Cornucopia – September 2005 Parallel Universe By Andrew Finkel (Reviewed in Cornucopia No 34) The Saint of Incipient Insanities by Elif Shafak, Farrar, Straus and Giroux, 368 pages.
The Saint of Incipient Insanities confirms Elif Shafak’s membership of a new wave of Turkish literary and artistic figures who travel unencumbered across cultural boundaries. It is her fifth novel, her second to appear in English but the first to be written in English, having made its perverse way to the Turkish bestseller list in Turkish translation.
The Saint of Incipient Insanities is set in its own peculiar universe without frontiers, that of the international student flat-share in Boston where three postgraduates, from Turkey, Morocco and Spain, try (and mostly fail) to make sense of love and life as they quest for the grail of a doctoral degree.
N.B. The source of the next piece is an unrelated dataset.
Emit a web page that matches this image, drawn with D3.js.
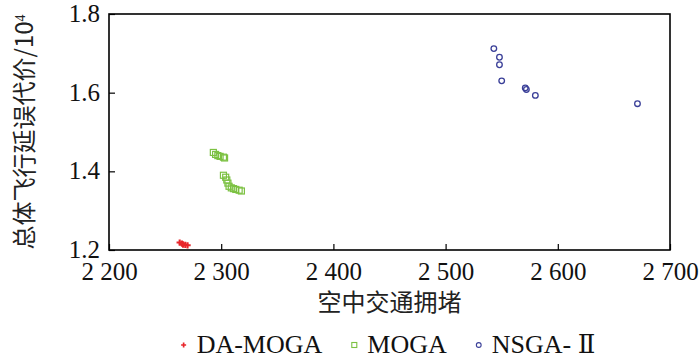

Just as the “world” in “world music” is more than the sum of it constituent nationalities, the world of international studentdom is an alternative reality, and Shafak speaks its lingua franca of exile and hope and of no longer being able to explain who you are. The Turkish retranslation of the title is the much simpler Araf, which means purgatory or “the land in between”.
Shafak’s first novel translated into English is The Flea Palace, a picaresque journey through modern Turkey told through the interconnecting stories of the residents of a down-on-its luck apartment block in Istanbul. The Saint has no such obvious conceit on which to turn and is a book crowded with incident rather than one momentous plot. In a less structurally formal way than with The Flea Palace, Shafak turns to each of her cast of characters, gently picks them up, dusts them off and sets them down again. She has no villains and she displays enough sympathy for her cast to leave at least some of their mysteries intact. The stories are by turns funny and bleak, like an episode of Friends written by Jean-Paul Sartre.
Every now and then we feel she is winding up the plot for a major set piece, but Shafak always steps back. She tells her stories quickly and with the skill to introduce farce when we are expecting the worst, and poignancy when we ache for comic relief. If the book has a protagonist, it is the Turkish political scientist Omer Sipahioglu, whose first act of surrender in America, like Shafak (Þafak) herself, is abandoning the diacritical marks in the spelling of his name (Ömer Sipahio€lu). He tries to give up his drunken philandering as he loses his heart to an American woman. We are first introduced to her as Gail, but it turns out this is just one of her many guises. Even more than Omer and his flatmates, with their odd-coloured passports, she is the professional outsider, not just in her own country but in her own body, being unable to hold onto her own name, her sexual inclination or her desire to go on living for very long. She runs through a host of self-deceptions until there is nothing left to deceive.
It is not just a ferocious competence in a language that is not her native tongue that makes it difficult to pin a national identity on Shafak. She deliberately refuses to pander to any expectation of what a female Turkish author should be about. She teases those expectations with her insider’s ear for the idiom of Boston’s counter-cultural streets, then becomes the outsider to rail against everyday absurdities or to turn up the volume into a comic rant at, for example, the faux-lyrical descriptions of colours on a paint chart. She is at her best, however, when displaying the old-fashioned, Trollope-like virtue of stripping away pretensions.
If I speak of Shafak as being part of a “school”, it is a loose association of those whose Turkishness is not incidental to who they are but who feel no pressure to represent that Turkishness abroad or to slot it into a foreign idiom. By the same token they are not cultural missionaries importing the newest artistic creed to the folks back home. There are comparisons to be made between Shafak’s odd couple in The Saint of Incipient Insanities and the punk lovers in director Fatih Akõn’s film Gegen die Wand (Head On).
A journey to Istanbul plays a role in the dénouement of both works. For Gail it is the true abroad from which there can be no return; for Akõn’s star-crossed Cahit and Sibel it is the last chance to come home. Akõn’s story is sadder, his characters desperate and violent, miserable when they learn to be articulate. Shafak’s characters are wise, pampered and epigrammatic. Yet hers is the more disturbing tale.
Another common denominator of this new Turkish wave is that it is not obsessed with exile and return. It is the difference between Gastarbeitung and transhumance. Shafak’s voice is not that of a previous generation in search of its own identity but of one trying to cope with the realisation that it may never find it and learning to embrace the road.